I admit I don't know much about forgetting, but I imagine the universe has some sort of memory outside of my own, deeper than humanity, so once I have personally learned the lessoned I need to learn from the past, I'll let them go. And if some lessons are so hard, I fail to ever learn enough from them, I'll keep holding on, just in case things make more sense with new experiences to contrast them with.

But that's all just my way. I may still have to find things I need to let go of, when the past gets too heavy to bear. I really think people do a whole lot of forgetting, and its our natural state.

Ignatius Acton Chesterton OCD said...

David: Understood. Truth be told, I don't think
much of Ralph Peters. He talks about *tendencies* and theories all the time. Yes, groups can hate, but the love of one can make the difference for many. They're called benevolent leaders, and they're not weak. People are slaughtered in the Balkans because good men would not stand up. And when good people don't stand up, lots of other good people die.

The problem we have is there aren't enough of good people, and our American institutions are neither advocating nor supporting them. Our corruption of the law makes the weak, small, clever and cunning into strongmen. Our education system is a disaster because of lawyers and their advocacy of fairytale "rights" that demand no effort or virtue.

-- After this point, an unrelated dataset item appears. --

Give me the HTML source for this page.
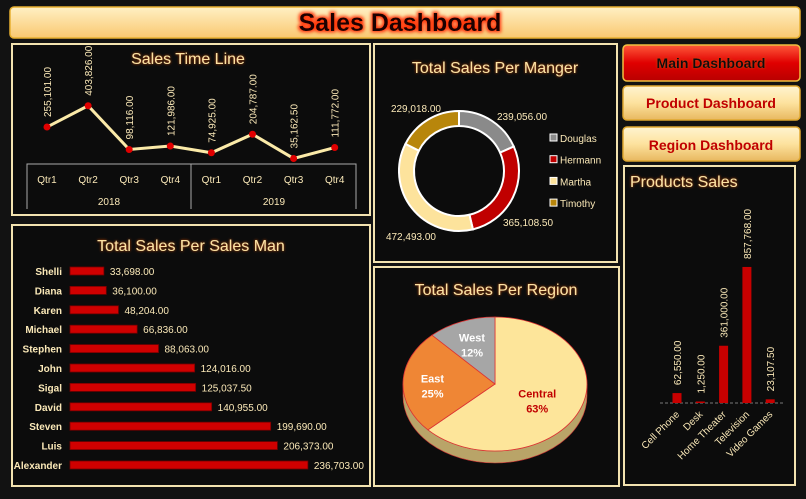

My ultimate point is that Rieff's idea of forgetting as a prescription for what ails our civilization (or, the macro-sense, all humanity) is a load of crap.

Ignatius Acton Chesterton OCD said...

Dennis: I get it, and you are correct. The mob is a problem. But our Constitution was created and enumerated to empower and constrain the federal government. The Bill of Rights outlines protected individual freedoms from federal intrusion, and now the 14th Amendment is the source of, and reason for, all federal intrusions into our lives. The mob today is an unrestrained federal government that tells us how we should, must, ought live. The Washington, D.C. crowd is fast-becoming an organized crime racket, and it doesn't care what you, God or the Founders think/thought, or the principles that provide context for the Constitution in modern life. It's not about Christianity, because religion is actively being driven from the public sphere by our betters. What would they put in its place? Their own views, of course. They get to become God. And let's be straight: our domestic agenda is determined by what nine unelected justices think our country should be, and then use thousands of words to rationalize. Who checks SCOTUS? No one, no branch of government. It is now a runaway cabal.